For DataFrameSchema objects, the following methods create modified copies of the schema:

For SeriesSchema objects:

  • SeriesSchema.set_checks()

The section below describes two workflows for persisting and modifying an inferred schema.

Schema Persistence

There are two ways of persisting schemas, inferred or otherwise.

Write to a Python script

You can also write your schema to a python script with io.to_script():

from pandera import io

# supply a file-like object, Path, or str to write to a file. If not
# specified, to_script will output the code as a string.
schema_script = io.to_script(schema)
print(schema_script)
 from pandas import Timestamp
 from pandera import (
     DataFrameSchema,
     Column,
     Check,
     Index,
     MultiIndex,
     PandasDtype,
 )

 schema = DataFrameSchema(
     columns={
         "column1": Column(
             pandas_dtype=PandasDtype.Int64,
             checks=[
                 Check.greater_than_or_equal_to(min_value=5.0),
                 Check.less_than_or_equal_to(max_value=20.0),
             ],
             nullable=False,
             allow_duplicates=True,
             coerce=False,
             required=True,
             regex=False,
         ),
         "column2": Column(
             pandas_dtype=PandasDtype.String,
             checks=None,
             nullable=False,
             allow_duplicates=True,
             coerce=False,
             required=True,
             regex=False,
         ),
         "column3": Column(
             pandas_dtype=PandasDtype.DateTime,
             checks=[
                 Check.greater_than_or_equal_to(
                     min_value=Timestamp("2010-01-01 00:00:00")
                 ),
                 Check.less_than_or_equal_to(
                     max_value=Timestamp("2012-01-01 00:00:00")
                 ),
             ],
             nullable=False,
             allow_duplicates=True,
             coerce=False,
             required=True,
             regex=False,
         ),
     },
     index=Index(
         pandas_dtype=PandasDtype.Int64,
         checks=[
             Check.greater_than_or_equal_to(min_value=0.0),
             Check.less_than_or_equal_to(max_value=2.0),
         ],
         nullable=False,
         coerce=False,
         name=None,
     ),
     coerce=True,
     strict=False,
     name=None,
 )

As a python script, you can iterate on an inferred schema and use it to validate data once you are satisfied with your schema definition.

Write to YAML

You can also write the schema object to a yaml file with io.to_yaml(), and you can then read it into memory with io.from_yaml(). The DataFrameSchema.to_yaml() and DataFrameSchema.from_yaml() is a convenience method for this functionality.
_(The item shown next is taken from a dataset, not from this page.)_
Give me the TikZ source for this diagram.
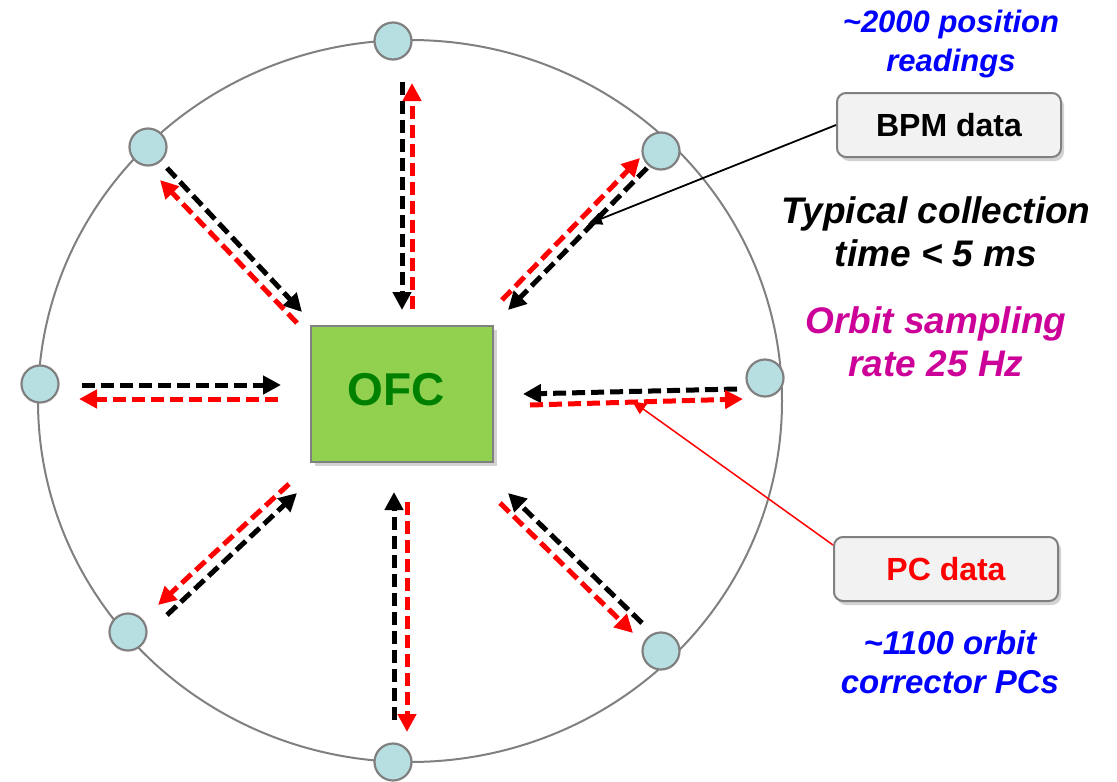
\documentclass[tikz,border=0pt]{standalone}
\usepackage{fontspec}
\setmainfont{Liberation Sans}
\usetikzlibrary{arrows.meta,shadows}
\definecolor{ofcgreen}{HTML}{92D050}
\definecolor{ofctext}{HTML}{008000}
\definecolor{bpmfill}{HTML}{B7DFE2}
\definecolor{boxfill}{HTML}{F2F2F2}
\definecolor{ringgray}{HTML}{808080}
\definecolor{magtext}{HTML}{CC0099}
\definecolor{bluetext}{HTML}{0000FF}
\tikzset{
  bpm/.style={circle, minimum size=37pt, inner sep=0pt, fill=bpmfill, draw=ringgray, line width=2.2pt},
  databox/.style={rounded corners=9pt, minimum width=224pt, minimum height=64pt, fill=boxfill, draw=ringgray, line width=2pt,
    font=\bfseries\fontsize{32}{36}\selectfont, drop shadow={shadow xshift=3pt, shadow yshift=-4pt, fill=black!35}},
  blk/.style={black, line width=5pt, dash pattern=on 13pt off 6pt, -{Triangle[length=18pt,width=18pt]}},
  rd/.style={red, line width=5pt, dash pattern=on 13pt off 6pt, -{Triangle[length=18pt,width=18pt]}},
  note/.style={align=center, font=\bfseries\itshape\fontsize{37}{43}\selectfont},
  smallnote/.style={align=center, font=\bfseries\itshape\fontsize{31}{39}\selectfont, text=bluetext},
}
\begin{document}
\begin{tikzpicture}[x=1pt,y=-1pt]
\useasboundingbox (0,0) rectangle (1117,782);
% ring
\draw[ringgray, line width=2pt] (410,401) ellipse [x radius=372pt, y radius=361pt];
% BPM / PC stations
\node[bpm] (s1) at (393,41) {};
\node[bpm] (s2) at (148,147) {};
\node[bpm] (s3) at (661,151) {};
\node[bpm] (s4) at (40,384) {};
\node[bpm] (s5) at (765,378) {};
\node[bpm] (s6) at (128,632) {};
\node[bpm] (s7) at (661,651) {};
\node[bpm] (s8) at (393,762) {};
% OFC
\node[minimum width=182pt, minimum height=136pt, fill=ofcgreen, draw=ringgray, line width=2.5pt,
  drop shadow={shadow xshift=4pt, shadow yshift=-4pt, fill=black!35}] (ofc) at (402,394) {};
\node[text=ofctext, font=\bfseries\fontsize{46}{50}\selectfont] (ofclabel) at (396,390) {OFC};
% arrow end points
\coordinate (t1a) at (402,82);  \coordinate (t1b) at (402,310);
\coordinate (t2a) at (412,309); \coordinate (t2b) at (412,83);
\coordinate (tl1a) at (167,168); \coordinate (tl1b) at (302,312);
\coordinate (tl2a) at (297,323); \coordinate (tl2b) at (160,180);
\coordinate (tr1a) at (502,300); \coordinate (tr1b) at (640,158);
\coordinate (tr2a) at (647,168); \coordinate (tr2b) at (508,310);
\coordinate (l1a) at (82,385);  \coordinate (l1b) at (281,385);
\coordinate (l2a) at (278,399); \coordinate (l2b) at (79,399);
\coordinate (r1a) at (737,389); \coordinate (r1b) at (523,394);
\coordinate (r2a) at (530,405); \coordinate (r2b) at (743,399);
\coordinate (bl1a) at (289,484); \coordinate (bl1b) at (158,605);
\coordinate (bl2a) at (167,615); \coordinate (bl2b) at (297,493);
\coordinate (b1a) at (394,720); \coordinate (b1b) at (394,492);
\coordinate (b2a) at (407,502); \coordinate (b2b) at (407,732);
\coordinate (br1a) at (642,623); \coordinate (br1b) at (508,493);
\coordinate (br2a) at (500,503); \coordinate (br2b) at (633,633);
% dashed arrows
\draw[blk] (t1a) -- (t1b);   \draw[rd] (t2a) -- (t2b);
\draw[blk] (tl1a) -- (tl1b); \draw[rd] (tl2a) -- (tl2b);
\draw[rd] (tr1a) -- (tr1b);  \draw[blk] (tr2a) -- (tr2b);
\draw[blk] (l1a) -- (l1b);   \draw[rd] (l2a) -- (l2b);
\draw[blk] (r1a) -- (r1b);   \draw[rd] (r2a) -- (r2b);
\draw[rd] (bl1a) -- (bl1b);  \draw[blk] (bl2a) -- (bl2b);
\draw[blk] (b1a) -- (b1b);   \draw[rd] (b2a) -- (b2b);
\draw[blk] (br1a) -- (br1b); \draw[rd] (br2a) -- (br2b);
% data boxes
\node[databox, text=black] (bpmbox) at (949,125) {BPM data};
\node[databox, text=red] (pcbox) at (946,569) {PC data};
\coordinate (bpmtip) at (588,224);
\coordinate (pctip) at (632,401);
\draw[black, line width=1.8pt, -{Triangle[length=14pt,width=12pt]}] (bpmbox.west) -- (bpmtip);
\draw[red, line width=1.5pt, -{Triangle[length=14pt,width=12pt]}] (pcbox.west) ++(0,-24) -- (pctip);
% notes
\node[smallnote] (n1) at (951,44) {\textasciitilde 2000 position\\readings};
\node[note, text=black] (n2) at (936,232) {Typical collection\\time < 5 ms};
\node[note, text=magtext] (n3) at (936,342) {Orbit sampling\\rate 25 Hz};
\node[smallnote, font=\bfseries\itshape\fontsize{33}{39}\selectfont] (n4) at (950,662) {\textasciitilde 1100 orbit\\corrector PCs};
\end{tikzpicture}
\end{document}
# supply a file-like object, Path, or str to write to a file. If not
# specified, to_yaml will output a yaml string.
yaml_schema = schema.to_yaml()
print(yaml_schema)
 schema_type: dataframe
 version: 0.4.5
 columns:
   column1:
     pandas_dtype: int64
     nullable: false
     checks:
       greater_than_or_equal_to: 5.0
       less_than_or_equal_to: 20.0
     allow_duplicates: true
     coerce: false
     required: true
     regex: false
   column2:
     pandas_dtype: string
     nullable: false
     checks: null
     allow_duplicates: true
     coerce: false
     required: true
     regex: false
   column3:
     pandas_dtype: datetime64[ns]
     nullable: false
     checks:
       greater_than_or_equal_to: '2010-01-01 00:00:00'
       less_than_or_equal_to: '2012-01-01 00:00:00'
     allow_duplicates: true
     coerce: false
     required: true
     regex: false
 index:
 - pandas_dtype: int64
   nullable: false
   checks:
     greater_than_or_equal_to: 0.0
     less_than_or_equal_to: 2.0
   name: null
   coerce: false
 coerce: true
 strict: false

You can edit this yaml file by specifying column names under the column key. The respective values map onto key-word arguments in the Column class.

Note

Currently, only built-in Check methods are supported under the checks key.